Monday's Iran Mini Report - August 13, 2018
• Second day of strikes and demonstrations in Tehran’s Bazaar
The strikes and protests of the merchants of Tehran’s shoe bazaar entered their second day on Sunday. The protesters, who started their strike due to high prices and lack of access to the basic goods necessary for their line of work, chanted “Death to high prices” and “Death to the dictator,” targeting the regime in its entirety.
According to reports obtained by the MEK network, security forces are threatening merchants and trying to force them into opening their shops. But the strikers continue to refuse to open for business and their numbers continue to grow.
Last week, protests erupted in several cities, with slogans being chanted against the highest authorities of the regime.
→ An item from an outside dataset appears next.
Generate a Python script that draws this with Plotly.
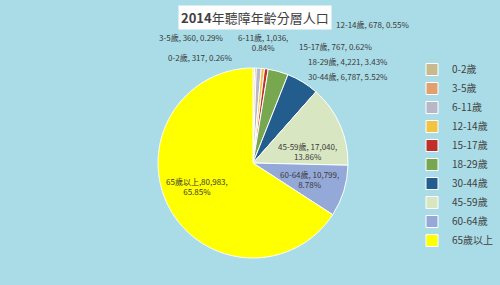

Clashes ensued between protesters and security forces.
• US general: Iran’s Qasem Soleimani at heart of ‘malign activity’ in Mideast
General Joseph Votel, commander of the US Central Command, has said Iran is central to an “expensive and expansive campaign of malign activity” in the Middle East.
In tweets on Sunday, General Votel said: “It is clear to me that Qasem Soleimani and the IRGC Quds Force is at the heart of an expensive and expansive campaign of malign activity in the region, including in Syria, Iraq, Lebanon, Bahrain and Yemen.
“Those malign and destabilizing activities threaten regional security and stability and are not in the best interest of the Iranian people,” he added.
• Iraqi PM Abadi cancels visit to Iran amid backlash on US sanctions
Iraqi Prime Minister Haidar al-Abadi has cancelled a visit to Iran, his press office said on Sunday, as the premier came under strong Iranian criticism over his stand on renewed US sanctions against Tehran.
Abadi will still go ahead with a planned visit to Turkey on Tuesday but has scrapped the Iran leg of the trip “because of his busy schedule”, his office said.
An Iraqi official had said on Saturday that Abadi would visit both neighboring Turkey and Iran to discuss economic issues.
According to Iraqi political sources, speaking on condition of anonymity, Iran initially agreed to the visit but changed its mind because it was unhappy about Abadi’s remarks.
The premier said last Tuesday that Iraq- which relies on neighboring Iran as a source of cheap imports -- would reluctantly comply with US sanctions against Tehran that took effect the same day.
• Death Penalty Not the Answer to Iran's Economic Woes, HRW Says
Human Rights Watch (HRW) has warned that Iranian officials are trying to head off a looming economic crisis with threats of "new rights-abusing policies," including applying the death penalty for economic crimes.
"Executions, an inhumane and inherently irreversible punishment, are never the answer, and in this case can only distract from other causes of this economic turmoil," the New York-based rights watchdog said in an August 10 statement.
"Today, officials increasingly talk about the need to combat corruption at every level," HRW said. "Yet to do so requires an independent judiciary that ensures due process rights for all those accused."
The group added that the Iranian judiciary's "long record of violating detainees' rights and wanton application of the death penalty raises grave concerns."
• U.S. on Lookout for Possible Iranian Cyber Attacks After Reinstatement of Sanctions
August 13, 2018: The U.S. is bracing for cyberattacks Iran could launch in retaliation for the re-imposition of sanctions this week by President Donald Trump, cybersecurity and intelligence experts say.
Concern over that cyber threat has been rising since May, when Trump pulled out of the 2015 nuclear deal, under which the U.S. and other world powers eased economic sanctions in exchange for curbs on Iran’s nuclear program. The experts say the threat would intensify following Washington’s move Tuesday to re-impose economic restrictions on Tehran.